The propeller flap is not without complications. A recent meta-analysis of pedicled flaps demonstrated a partial skin necrosis rate of 10%, total flap necrosis of 3%, but overall coverage success similar to failure rates of free tissue transfer.[10] Although partial necrosis was found to be higher in the propeller flap group, the overall success of coverage was found to be not statistically different. In light of the existing literature and the author's experience, careful consideration must be given when choosing between propeller and free tissue transfer. Small defects, supple and nontraumatized skin, a perforator localized to an area adjacent but not within the zone of injury (as evidence by induration, edema, erythema), youthful age, large perforator caliber, all favor the success of the propeller flap.

In the absence of the posterior tibial vessel, it is the author's experience that the medial skin of the lower extremity is supplied via perforators taking origin from the peroneal vessel, and coursing in the typical septal path, between the deep and posterior compartments.
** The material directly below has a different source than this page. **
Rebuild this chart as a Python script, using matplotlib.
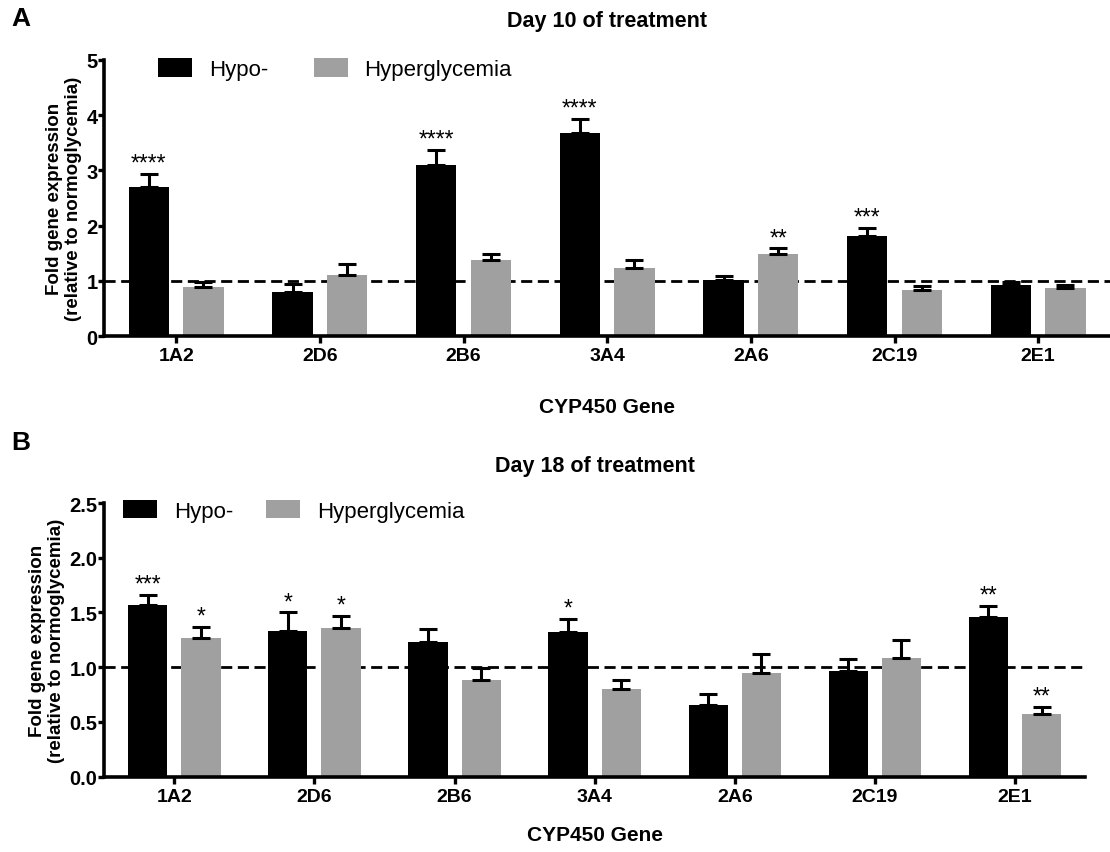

In this case, with the available preoperative angiography and CTA, we were able to confirm the precise location of this sizable perforator in area suitable for transfer and provide a readily available, and comparably easy, method for achieving soft tissue coverage for a difficult area of the leg in an otherwise challenging reconstructive dilemma.

This case serves as an illustration that in the congenital absence of the posterior tibial artery, propeller flaps may still play a role in providing medial soft tissue coverage and should be considered as a viable option with appropriate preoperative evaluation.